Extract the full listing verbatim and drop any pictures from your copy.

:::::

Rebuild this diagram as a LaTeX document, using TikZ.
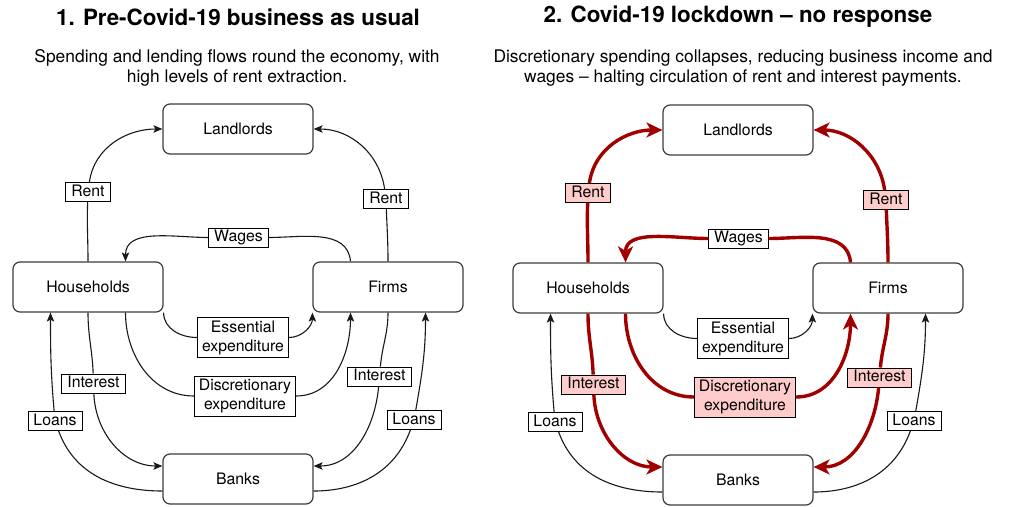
\documentclass[tikz,border=0pt]{standalone}
\usepackage{fontspec}
\setmainfont{TeX Gyre Heros}
\usetikzlibrary{arrows.meta}
\definecolor{hotred}{RGB}{160,0,0}
\definecolor{hotfill}{RGB}{255,204,204}
\definecolor{boxline}{RGB}{60,60,60}
\newcommand{\flowfont}{\fontsize{15.8}{19}\selectfont}

\begin{document}
\begin{tikzpicture}[x=1pt, y=-1pt, >={Stealth[length=9pt,width=7.5pt,inset=2pt]},
    sector/.style={draw=boxline, line width=1.2pt, rounded corners=7pt, fill=white,
      minimum width=150pt, minimum height=50pt, font=\flowfont},
    lbl/.style={draw, line width=0.9pt, fill=white, font=\flowfont,
      inner xsep=5.5pt, inner ysep=2pt, text height=11.5pt, text depth=3.5pt},
    lbltwo/.style={draw, line width=0.9pt, fill=white, font=\flowfont,
      inner xsep=4.5pt, inner ysep=3pt, align=center},
    flow/.style={draw=black!90, line width=1.1pt},
    hot/.style={draw=hotred, line width=3.4pt, >={Stealth[length=16pt,width=15pt,inset=4.5pt]}},
    title/.style={font=\fontsize{22.4}{26}\selectfont\bfseries},
    subtitle/.style={font=\fontsize{17.4}{20}\selectfont, align=center}]
  \useasboundingbox (0,0) rectangle (1009,506);

  % titles
  \node [title] (title1) at (238,17) {1. Pre-Covid-19 business as usual};
  \node [subtitle] (sub1) at (237,68) {Spending and lending flows round the economy, with\\high levels of rent extraction.};
  \node [title] (title2) at (738,17) {2. Covid-19 lockdown -- no response};
  \node [subtitle] (sub2) at (743,68) {Discretionary spending collapses, reducing business income and\\wages -- halting circulation of rent and interest payments.};

  % panel 1: business as usual
  \begin{scope}
    \node [sector] (land1) at (238,129) {Landlords};
    \node [sector] (hh1) at (88,287) {Households};
    \node [sector] (firm1) at (388,287) {Firms};
    \node [sector] (bank1) at (238,479) {Banks};

    \node [lbl] (rentA1) at (88,192) {Rent};
    \node [lbl] (rentB1) at (386,199) {Rent};
    \node [lbl] (wage1) at (238.5,237.5) {Wages};
    \node [lbltwo] (ess1) at (243,337.5) {Essential\\expenditure};
    \node [lbltwo] (disc1) at (245,396) {Discretionary\\expenditure};
    \node [lbl] (intA1) at (93.5,383.5) {Interest};
    \node [lbl] (intB1) at (379.5,376.5) {Interest};
    \node [lbl] (loanA1) at (55,421) {Loans};
    \node [lbl] (loanB1) at (414,420) {Loans};

    \draw [flow] (hh1.north) to[out=90,in=-92] (rentA1);
    \draw [flow,->] (rentA1) to[out=82,in=180] (land1.west);
    \draw [flow] (firm1.north) to[out=90,in=-88] (rentB1);
    \draw [flow,->] (rentB1) to[out=98,in=0] (land1.east);
    \draw [flow] ([xshift=-37.5pt]firm1.north) to[out=95,in=0] (wage1);
    \draw [flow,->] (wage1) to[out=180,in=90] ([xshift=37.5pt]hh1.north);
    \draw [flow] (hh1.south east) to[out=-90,in=180] (ess1);
    \draw [flow,->] (ess1) to[out=0,in=-90] (firm1.south west);
    \draw [flow] ([xshift=37.5pt]hh1.south) to[out=-90,in=180] (disc1);
    \draw [flow,->] (disc1) to[out=0,in=-90] ([xshift=-37.5pt]firm1.south);
    \draw [flow] (hh1.south) to[out=-90,in=92] (intA1);
    \draw [flow,->] (intA1) to[out=-88,in=180] ([yshift=13pt]bank1.west);
    \draw [flow] ([yshift=-12pt]bank1.west) to[out=180,in=-70] (loanA1);
    \draw [flow,->] (loanA1) to[out=95,in=-90] ([xshift=-37.5pt]hh1.south);
    \draw [flow] (firm1.south) to[out=-90,in=85] (intB1);
    \draw [flow,->] (intB1) to[out=-95,in=0] ([yshift=13pt]bank1.east);
    \draw [flow] ([yshift=-12pt]bank1.east) to[out=0,in=-110] (loanB1);
    \draw [flow,->] (loanB1) to[out=80,in=-90] ([xshift=37.5pt]firm1.south);
  \end{scope}

  % panel 2: lockdown, red flows stall
  \begin{scope}[shift={(500,1)}]
    \node [sector] (land2) at (238,129) {Landlords};
    \node [sector] (hh2) at (88,287) {Households};
    \node [sector] (firm2) at (388,287) {Firms};
    \node [sector] (bank2) at (238,479) {Banks};

    \node [lbl, fill=hotfill] (rentA2) at (88,192) {Rent};
    \node [lbl, fill=hotfill] (rentB2) at (386,199) {Rent};
    \node [lbl] (wage2) at (238.5,237.5) {Wages};
    \node [lbltwo] (ess2) at (243,337.5) {Essential\\expenditure};
    \node [lbltwo, fill=hotfill] (disc2) at (245,396) {Discretionary\\expenditure};
    \node [lbl, fill=hotfill] (intA2) at (93.5,383.5) {Interest};
    \node [lbl, fill=hotfill] (intB2) at (379.5,376.5) {Interest};
    \node [lbl] (loanA2) at (55,421) {Loans};
    \node [lbl] (loanB2) at (414,420) {Loans};

    \draw [hot] (hh2.north) to[out=90,in=-92] (rentA2);
    \draw [hot,->] (rentA2) to[out=82,in=180] (land2.west);
    \draw [hot] (firm2.north) to[out=90,in=-88] (rentB2);
    \draw [hot,->] (rentB2) to[out=98,in=0] (land2.east);
    \draw [hot] ([xshift=-37.5pt]firm2.north) to[out=95,in=0] (wage2);
    \draw [hot,->] (wage2) to[out=180,in=90] ([xshift=37.5pt]hh2.north);
    \draw [flow] (hh2.south east) to[out=-90,in=180] (ess2);
    \draw [flow,->] (ess2) to[out=0,in=-90] (firm2.south west);
    \draw [hot] ([xshift=37.5pt]hh2.south) to[out=-90,in=180] (disc2);
    \draw [hot,->] (disc2) to[out=0,in=-90] ([xshift=-37.5pt]firm2.south);
    \draw [hot] (hh2.south) to[out=-90,in=92] (intA2);
    \draw [hot,->] (intA2) to[out=-88,in=180] ([yshift=13pt]bank2.west);
    \draw [flow] ([yshift=-12pt]bank2.west) to[out=180,in=-70] (loanA2);
    \draw [flow,->] (loanA2) to[out=95,in=-90] ([xshift=-37.5pt]hh2.south);
    \draw [hot] (firm2.south) to[out=-90,in=85] (intB2);
    \draw [hot,->] (intB2) to[out=-95,in=0] ([yshift=13pt]bank2.east);
    \draw [flow] ([yshift=-12pt]bank2.east) to[out=0,in=-110] (loanB2);
    \draw [flow,->] (loanB2) to[out=80,in=-90] ([xshift=37.5pt]firm2.south);
  \end{scope}
\end{tikzpicture}
\end{document}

:::::

§ FINAL RESULT:
Rebuild this diagram as a LaTeX document, using TikZ.
\documentclass[tikz,border=0pt]{standalone}
\usepackage{fontspec}
\setmainfont{TeX Gyre Heros}
\usetikzlibrary{arrows.meta}
\definecolor{hotred}{RGB}{160,0,0}
\definecolor{hotfill}{RGB}{255,204,204}
\definecolor{boxline}{RGB}{60,60,60}
\newcommand{\flowfont}{\fontsize{15.8}{19}\selectfont}

\begin{document}
\begin{tikzpicture}[x=1pt, y=-1pt, >={Stealth[length=9pt,width=7.5pt,inset=2pt]},
    sector/.style={draw=boxline, line width=1.2pt, rounded corners=7pt, fill=white,
      minimum width=150pt, minimum height=50pt, font=\flowfont},
    lbl/.style={draw, line width=0.9pt, fill=white, font=\flowfont,
      inner xsep=5.5pt, inner ysep=2pt, text height=11.5pt, text depth=3.5pt},
    lbltwo/.style={draw, line width=0.9pt, fill=white, font=\flowfont,
      inner xsep=4.5pt, inner ysep=3pt, align=center},
    flow/.style={draw=black!90, line width=1.1pt},
    hot/.style={draw=hotred, line width=3.4pt, >={Stealth[length=16pt,width=15pt,inset=4.5pt]}},
    title/.style={font=\fontsize{22.4}{26}\selectfont\bfseries},
    subtitle/.style={font=\fontsize{17.4}{20}\selectfont, align=center}]
  \useasboundingbox (0,0) rectangle (1009,506);

  % titles
  \node [title] (title1) at (238,17) {1. Pre-Covid-19 business as usual};
  \node [subtitle] (sub1) at (237,68) {Spending and lending flows round the economy, with\\high levels of rent extraction.};
  \node [title] (title2) at (738,17) {2. Covid-19 lockdown -- no response};
  \node [subtitle] (sub2) at (743,68) {Discretionary spending collapses, reducing business income and\\wages -- halting circulation of rent and interest payments.};

  % panel 1: business as usual
  \begin{scope}
    \node [sector] (land1) at (238,129) {Landlords};
    \node [sector] (hh1) at (88,287) {Households};
    \node [sector] (firm1) at (388,287) {Firms};
    \node [sector] (bank1) at (238,479) {Banks};

    \node [lbl] (rentA1) at (88,192) {Rent};
    \node [lbl] (rentB1) at (386,199) {Rent};
    \node [lbl] (wage1) at (238.5,237.5) {Wages};
    \node [lbltwo] (ess1) at (243,337.5) {Essential\\expenditure};
    \node [lbltwo] (disc1) at (245,396) {Discretionary\\expenditure};
    \node [lbl] (intA1) at (93.5,383.5) {Interest};
    \node [lbl] (intB1) at (379.5,376.5) {Interest};
    \node [lbl] (loanA1) at (55,421) {Loans};
    \node [lbl] (loanB1) at (414,420) {Loans};

    \draw [flow] (hh1.north) to[out=90,in=-92] (rentA1);
    \draw [flow,->] (rentA1) to[out=82,in=180] (land1.west);
    \draw [flow] (firm1.north) to[out=90,in=-88] (rentB1);
    \draw [flow,->] (rentB1) to[out=98,in=0] (land1.east);
    \draw [flow] ([xshift=-37.5pt]firm1.north) to[out=95,in=0] (wage1);
    \draw [flow,->] (wage1) to[out=180,in=90] ([xshift=37.5pt]hh1.north);
    \draw [flow] (hh1.south east) to[out=-90,in=180] (ess1);
    \draw [flow,->] (ess1) to[out=0,in=-90] (firm1.south west);
    \draw [flow] ([xshift=37.5pt]hh1.south) to[out=-90,in=180] (disc1);
    \draw [flow,->] (disc1) to[out=0,in=-90] ([xshift=-37.5pt]firm1.south);
    \draw [flow] (hh1.south) to[out=-90,in=92] (intA1);
    \draw [flow,->] (intA1) to[out=-88,in=180] ([yshift=13pt]bank1.west);
    \draw [flow] ([yshift=-12pt]bank1.west) to[out=180,in=-70] (loanA1);
    \draw [flow,->] (loanA1) to[out=95,in=-90] ([xshift=-37.5pt]hh1.south);
    \draw [flow] (firm1.south) to[out=-90,in=85] (intB1);
    \draw [flow,->] (intB1) to[out=-95,in=0] ([yshift=13pt]bank1.east);
    \draw [flow] ([yshift=-12pt]bank1.east) to[out=0,in=-110] (loanB1);
    \draw [flow,->] (loanB1) to[out=80,in=-90] ([xshift=37.5pt]firm1.south);
  \end{scope}

  % panel 2: lockdown, red flows stall
  \begin{scope}[shift={(500,1)}]
    \node [sector] (land2) at (238,129) {Landlords};
    \node [sector] (hh2) at (88,287) {Households};
    \node [sector] (firm2) at (388,287) {Firms};
    \node [sector] (bank2) at (238,479) {Banks};

    \node [lbl, fill=hotfill] (rentA2) at (88,192) {Rent};
    \node [lbl, fill=hotfill] (rentB2) at (386,199) {Rent};
    \node [lbl] (wage2) at (238.5,237.5) {Wages};
    \node [lbltwo] (ess2) at (243,337.5) {Essential\\expenditure};
    \node [lbltwo, fill=hotfill] (disc2) at (245,396) {Discretionary\\expenditure};
    \node [lbl, fill=hotfill] (intA2) at (93.5,383.5) {Interest};
    \node [lbl, fill=hotfill] (intB2) at (379.5,376.5) {Interest};
    \node [lbl] (loanA2) at (55,421) {Loans};
    \node [lbl] (loanB2) at (414,420) {Loans};

    \draw [hot] (hh2.north) to[out=90,in=-92] (rentA2);
    \draw [hot,->] (rentA2) to[out=82,in=180] (land2.west);
    \draw [hot] (firm2.north) to[out=90,in=-88] (rentB2);
    \draw [hot,->] (rentB2) to[out=98,in=0] (land2.east);
    \draw [hot] ([xshift=-37.5pt]firm2.north) to[out=95,in=0] (wage2);
    \draw [hot,->] (wage2) to[out=180,in=90] ([xshift=37.5pt]hh2.north);
    \draw [flow] (hh2.south east) to[out=-90,in=180] (ess2);
    \draw [flow,->] (ess2) to[out=0,in=-90] (firm2.south west);
    \draw [hot] ([xshift=37.5pt]hh2.south) to[out=-90,in=180] (disc2);
    \draw [hot,->] (disc2) to[out=0,in=-90] ([xshift=-37.5pt]firm2.south);
    \draw [hot] (hh2.south) to[out=-90,in=92] (intA2);
    \draw [hot,->] (intA2) to[out=-88,in=180] ([yshift=13pt]bank2.west);
    \draw [flow] ([yshift=-12pt]bank2.west) to[out=180,in=-70] (loanA2);
    \draw [flow,->] (loanA2) to[out=95,in=-90] ([xshift=-37.5pt]hh2.south);
    \draw [hot] (firm2.south) to[out=-90,in=85] (intB2);
    \draw [hot,->] (intB2) to[out=-95,in=0] ([yshift=13pt]bank2.east);
    \draw [flow] ([yshift=-12pt]bank2.east) to[out=0,in=-110] (loanB2);
    \draw [flow,->] (loanB2) to[out=80,in=-90] ([xshift=37.5pt]firm2.south);
  \end{scope}
\end{tikzpicture}
\end{document}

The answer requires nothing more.